Roberts Court rulings on campaign finance reveal shifting makeup, forceful role
Use this interactive to track campaign spending by interest groups and political parties in the 2010 midterm elections.
Monday, November 1, 2010; 3:02 PM
RIVER FALLS, WIS. - Sometimes, it takes years to see the impact of a Supreme Court decision on American life, and sometimes a ruling lands with an explosion.
The Roberts Court's game-changing decisions on campaign finance reform have been both.
Almost from the moment Chief Justice John G. Roberts Jr. joined the bench five years ago, the court's conservatives have acted systematically on their deep skepticism of campaign spending restrictions. They have repeatedly questioned the ability of Congress to regulate the role of wealth and special interest involvement in elections without offending the First Amendment guarantee of unfettered political speech.
The court's rulings are being felt this year everywhere voters go to the polls. But they have special resonance in Wisconsin, where Sen. Russ Feingold, the Democratic author of the McCain-Feingold campaign finance reform act, has seen not only his legislative legacy but his Senate career endangered.
"I've always been a target in this stuff," Feingold said during a recent swing through the western part of his state. "And this year, I'm getting the full dose: over $2 million in these ads [criticizing him] that used to not be legal."
The court's rulings on campaign finance have assured it the most prominent role in the country's elections since its polarizing decision 10 years ago in Bush v. Gore. They also provide perhaps the most striking example of how the Roberts Court differs from its predecessor.
In decision after decision, a slim majority of the court has cut back major parts of McCain-Feingold and other campaign-spending restrictions. The capstone came in January, with its 5 to 4 decision in Citizens United v. Federal Election Commission that rewrote decades of law and said corporations and unions could spend unlimited amounts to support or oppose candidates.
The court has declined two opportunities to expand on the Citizens United ruling, however. On Monday, the court declined to hear a case that sought to loosen the disclosure requirements on groups that spend money independent of candidates. Last summer, it chose not to hear a Republican challenge of limits placed on contributions to political parties.
It's not surprising, Feingold told a small group of supporters recently on the windswept campus of the University of Wisconsin at River Falls, that outside groups are gunning for him. He pointed to a recent piece in Washingtonian magazine that divided the Senate into categories.
"I wasn't fourth, third, second: I was the number one enemy of Washington lobbyists," he said, adding, "A Senate seat can't be bought; it has to be earned. We will never let the special interests drown out the voices of the people."

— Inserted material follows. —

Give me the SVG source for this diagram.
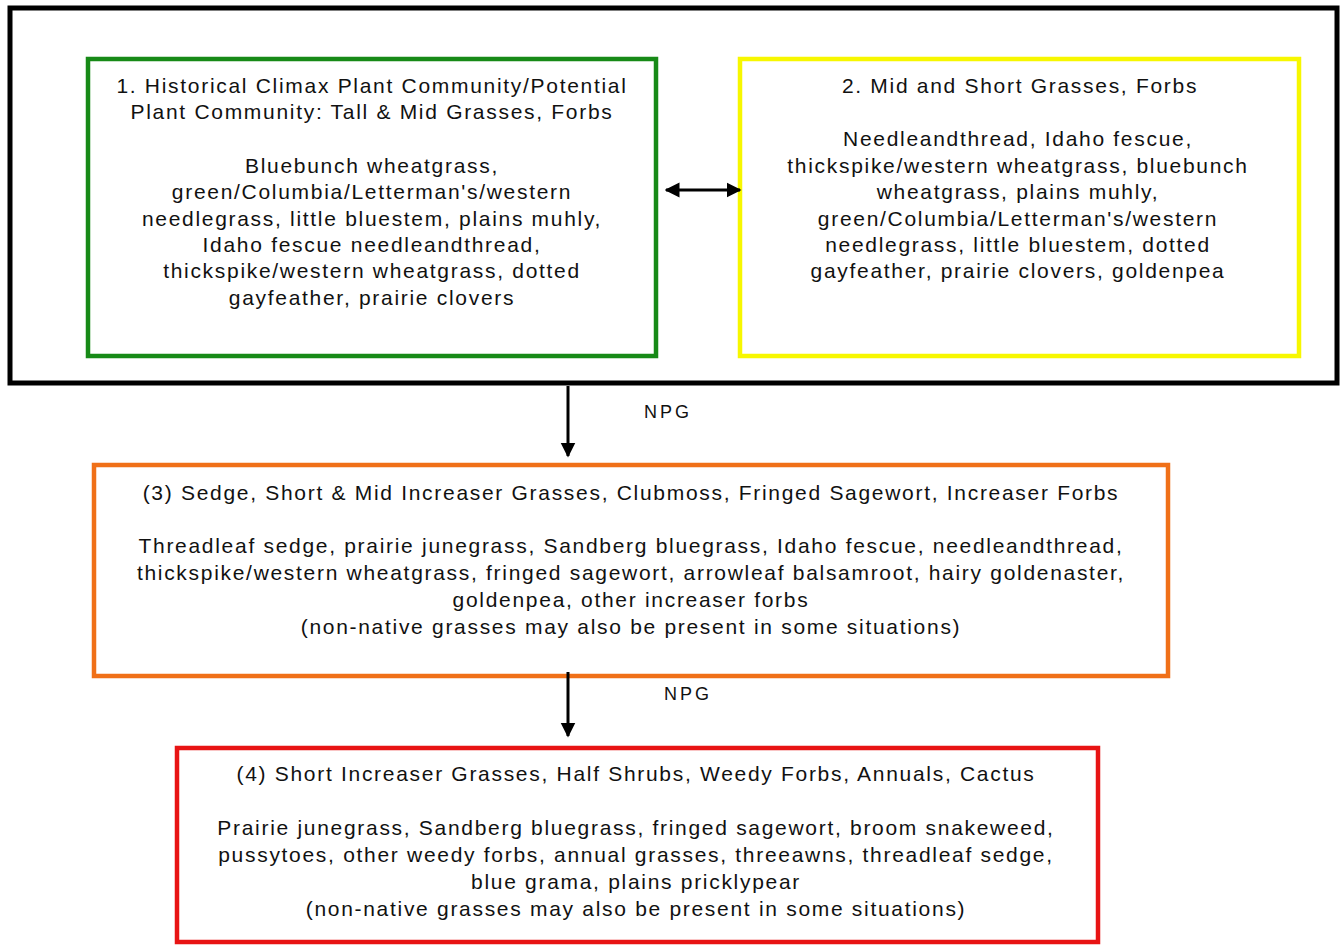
<svg xmlns="http://www.w3.org/2000/svg" width="1342" height="946" viewBox="0 0 1342 946">
<defs>
<style>
.t{font-family:"Liberation Sans",Arial,sans-serif;font-size:21px;letter-spacing:1.7px;fill:#111;text-anchor:middle}
.lbl{font-size:18px;letter-spacing:3px}
.box{fill:none;stroke-width:4.5}
.conn{stroke:#000;stroke-width:3;fill:none}
</style>
<marker id="ah" viewBox="0 0 10 10" refX="9" refY="5" markerWidth="5" markerHeight="6" orient="auto-start-reverse" markerUnits="strokeWidth">
<path d="M0,0 L10,5 L0,10 z" fill="#000"/>
</marker>
</defs>
<rect width="1342" height="946" fill="#fff"/>
<g id="outer">
<rect x="10" y="8" width="1327" height="375" fill="none" stroke="#000" stroke-width="5"/>
</g>
<g id="node1">
<rect class="box" x="88" y="59" width="568" height="297" stroke="#178a17"/>
<text class="t" x="372" y="93">1. Historical Climax Plant Community/Potential</text>
<text class="t" x="372" y="119">Plant Community: Tall &amp; Mid Grasses, Forbs</text>
<text class="t" x="372" y="173">Bluebunch wheatgrass,</text>
<text class="t" x="372" y="199">green/Columbia/Letterman's/western</text>
<text class="t" x="372" y="226">needlegrass, little bluestem, plains muhly,</text>
<text class="t" x="372" y="252">Idaho fescue needleandthread,</text>
<text class="t" x="372" y="278">thickspike/western wheatgrass, dotted</text>
<text class="t" x="372" y="305">gayfeather, prairie clovers</text>
</g>
<g id="node2">
<rect class="box" x="740" y="59" width="559" height="297" stroke="#f7f700"/>
<text class="t" x="1020" y="93">2.  Mid and Short Grasses, Forbs</text>
<text class="t" x="1018" y="146">Needleandthread, Idaho fescue,</text>
<text class="t" x="1018" y="173">thickspike/western wheatgrass, bluebunch</text>
<text class="t" x="1018" y="199">wheatgrass, plains muhly,</text>
<text class="t" x="1018" y="226">green/Columbia/Letterman's/western</text>
<text class="t" x="1018" y="252">needlegrass, little bluestem, dotted</text>
<text class="t" x="1018" y="278">gayfeather, prairie clovers, goldenpea</text>
</g>
<g id="node3">
<rect class="box" x="94" y="465" width="1074" height="211" stroke="#f07018"/>
<text class="t" x="631" y="500">(3) Sedge, Short &amp; Mid Increaser Grasses, Clubmoss, Fringed Sagewort, Increaser Forbs</text>
<text class="t" x="631" y="553">Threadleaf sedge, prairie junegrass, Sandberg bluegrass, Idaho fescue, needleandthread,</text>
<text class="t" x="631" y="580">thickspike/western wheatgrass, fringed sagewort, arrowleaf balsamroot, hairy goldenaster,</text>
<text class="t" x="631" y="607">goldenpea, other increaser forbs</text>
<text class="t" x="631" y="634">(non-native grasses may also be present in some situations)</text>
</g>
<g id="node4">
<rect class="box" x="177" y="748" width="921" height="194" stroke="#e81414"/>
<text class="t" x="636" y="781">(4)  Short Increaser Grasses, Half Shrubs, Weedy Forbs, Annuals, Cactus</text>
<text class="t" x="636" y="835">Prairie junegrass, Sandberg bluegrass, fringed sagewort, broom snakeweed,</text>
<text class="t" x="636" y="862">pussytoes, other weedy forbs, annual grasses, threeawns, threadleaf sedge,</text>
<text class="t" x="636" y="889">blue grama, plains pricklypear</text>
<text class="t" x="636" y="916">(non-native grasses may also be present in some situations)</text>
</g>
<g id="connectors">
<line class="conn" x1="666" y1="190" x2="740" y2="190" marker-start="url(#ah)" marker-end="url(#ah)"/>
<line class="conn" x1="568" y1="386" x2="568" y2="456" marker-end="url(#ah)"/>
<text class="t lbl" x="668" y="418">NPG</text>
<line class="conn" x1="568" y1="672" x2="568" y2="736" marker-end="url(#ah)"/>
<text class="t lbl" x="688" y="700">NPG</text>
</g>
</svg>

Polls show Feingold in serious trouble in his reelection fight with Republican businessman Ron Johnson. Johnson has invested more than $8 million of his money in the race, and although the two campaigns are competitive with each other financially, outside groups have spent nearly $3 million on Johnson's behalf.
Feingold said he has requested that outside groups stay out of the race, and a Washington Post analysis shows 92 percent of the outside spending has supported the Republican. The impact has been obvious: The Wesleyan Media Project said there have been more commercials about the Senate race in Wisconsin than in any state outside Nevada, where Senate Majority Leader Harry M. Reid (D) is running for reelection.